Cambridge – BT

CIT aims to divest part of its portfolio

Deal to buy property at Tai Seng Avenue is now off, says CEO

CAMBRIDGE Industrial Trust (CIT) could divest 5-10 per cent of its property assets over the next 12-18 months as part of a long-term plan to ‘recycle’ its portfolio, chief executive Chris Calvert told BT.

‘What I want to achieve for the Reit (real estate investment trust) is a portfolio that we recycle a part of regularly so that we can maintain a modern investment-grade portfolio,’ said Mr Calvert, who took the helm of CIT’s manager Cambridge Industrial Trust Management from Wilson Ang Poh Seong in December 2008.

CIT owns 43 properties that were worth a total of $968 million at end-March 2009. Five or six of these have been identified as ‘non-core’ and could be sold, Mr Calvert said.

Proceeds could be used to pay off debt or acquire new properties.

CIT has to take care to keep its gearing down. It recently refinanced all existing debt through a $390.1 million syndicated term loan, leaving it with no refinancing obligations until February 2012.

But under the terms of this loan, if the trust’s loan-to-value (LTV) ratio exceeds 50 per cent, the lenders can draw on the Reit’s rental income to pay down debt and reduce gearing down to a more manageable level.
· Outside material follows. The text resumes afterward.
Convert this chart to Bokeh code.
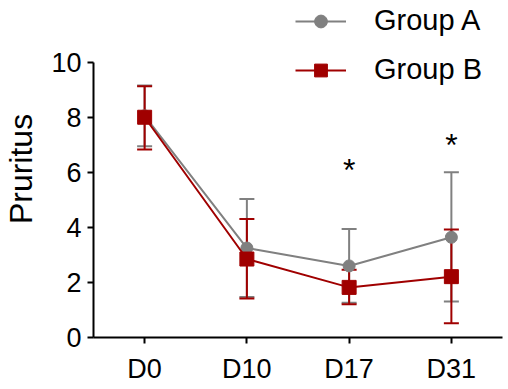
from bokeh.plotting import figure
from bokeh.models import (ColumnDataSource, FactorRange, Range1d, FixedTicker,
                          Whisker, TeeHead, Legend, LegendItem)
from bokeh.core.properties import value
from bokeh.embed import file_html
from bokeh.resources import INLINE

days = ["D0", "D10", "D17", "D31"]
group_a_mean = [8.05, 3.25, 2.6, 3.64]
group_a_lower = [6.95, 1.47, 1.26, 1.31]
group_a_upper = [9.15, 5.03, 3.94, 6.0]
group_b_mean = [8.0, 2.85, 1.82, 2.21]
group_b_lower = [6.83, 1.42, 1.21, 0.52]
group_b_upper = [9.13, 4.3, 2.46, 3.92]
sig_days = ["D17", "D31"]
sig_y = [6.07, 7.0]
y_ticks = [0, 2, 4, 6, 8, 10]

GRAY = "#808080"
RED = "#a00000"
FONT = "Liberation Sans"

p = figure(width=508, height=389, x_range=FactorRange(*days), y_range=Range1d(0, 12.24),
           output_backend="svg", toolbar_location=None,
           min_border_left=92, min_border_right=6, min_border_top=0, min_border_bottom=52)
p.outline_line_color = None
p.xgrid.visible = False
p.ygrid.visible = False
p.background_fill_color = "white"
p.border_fill_color = "white"

for ax in (p.xaxis[0], p.yaxis[0]):
    ax.axis_line_width = 2
    ax.axis_line_color = "black"
    ax.major_tick_line_width = 2
    ax.major_tick_line_color = "black"
    ax.major_tick_out = 6
    ax.major_tick_in = 0
    ax.minor_tick_line_color = None
    ax.major_label_text_font = FONT
    ax.major_label_text_font_size = "27px"
    ax.major_label_text_color = "black"

p.yaxis.ticker = FixedTicker(ticks=y_ticks)
p.yaxis.bounds = (0, 10)
p.yaxis.axis_label = "Pruritus"
p.yaxis.axis_label_text_font = FONT
p.yaxis.axis_label_text_font_size = "32px"
p.yaxis.axis_label_text_font_style = "normal"
p.yaxis.axis_label_text_color = "black"
p.yaxis.axis_label_standoff = 9
p.yaxis.major_label_standoff = 6
p.xaxis.major_label_standoff = 10

src_a = ColumnDataSource(dict(x=days, y=group_a_mean, lo=group_a_lower, hi=group_a_upper))
src_b = ColumnDataSource(dict(x=days, y=group_b_mean, lo=group_b_lower, hi=group_b_upper))

for src, col in ((src_a, GRAY), (src_b, RED)):
    w = Whisker(source=src, base="x", lower="lo", upper="hi", dimension="height",
                line_color=col, line_width=2,
                upper_head=TeeHead(size=15, line_color=col, line_width=2),
                lower_head=TeeHead(size=15, line_color=col, line_width=2))
    p.add_layout(w)

la = p.line("x", "y", source=src_a, line_color=GRAY, line_width=2)
sa = p.scatter("x", "y", source=src_a, marker="circle", size=12, fill_color=GRAY, line_color=GRAY)
lb = p.line("x", "y", source=src_b, line_color=RED, line_width=2)
sb = p.scatter("x", "y", source=src_b, marker="square", size=14, fill_color=RED, line_color=RED)

p.text(x=sig_days, y=sig_y, text=["*"] * len(sig_days), text_align="center",
       text_baseline="middle", text_font=value(FONT), text_font_size="32px",
       text_color="black")

legend = Legend(items=[LegendItem(label="Group A", renderers=[la, sa]),
                       LegendItem(label="Group B", renderers=[lb, sb])],
                location=(202, 251), orientation="vertical",
                glyph_width=51, glyph_height=32, label_height=32, spacing=16,
                label_standoff=28, padding=0, margin=0,
                border_line_color=None, background_fill_alpha=0,
                label_text_font=FONT, label_text_font_size="29px",
                label_text_color="black", label_text_baseline="middle")
p.add_layout(legend)

open("out.html", "w").write(file_html(p, INLINE))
And if the LTV ratio exceeds 55 per cent, CIT will have breached the loan conditions, which means the lenders could take other steps to reclaim their money – including seizing CIT’s assets.

CIT’s gearing is now around 40 per cent. The Monetary Authority of Singapore has set a 60 per cent threshold for a Reit’s gearing.

Despite the fact that debt is locked in for the next three years, prudent capital management is a priority for CIT’s manager. The trust said in its first-quarter 2009 results announcement that it is looking at ways to strengthen its balance sheet.

But Mr Calvert emphasised that it is not a distressed seller. For its gearing to hit 50 per cent, the value of its property portfolio would have to fall more than 20 per cent, and this is unlikely, he said.

However, because of the soft outlook for the rest of this year, CIT’s property portfolio is likely to be revalued downwards.

Mr Calvert also said the trust will not go through with an earlier plan to buy 29 Tai Seng Avenue for $55.2 million. Late last year, the option agreement was extended to June 30, 2009 and completion was subject to market conditions supporting an equity fund-raising exercise.

CIT has decided not to acquire the property as it would not be yield-accretive for the trust, Mr Calvert said. Also, he does not favour an equity fund-raising exercise at present.

‘We don’t believe that going out and doing a highly dilutive rights issue is in the interest of the shareholders when there are alternatives,’ he said.

CIT’s stock closed at 38 cents yesterday. It has gained 38.2 per cent this year.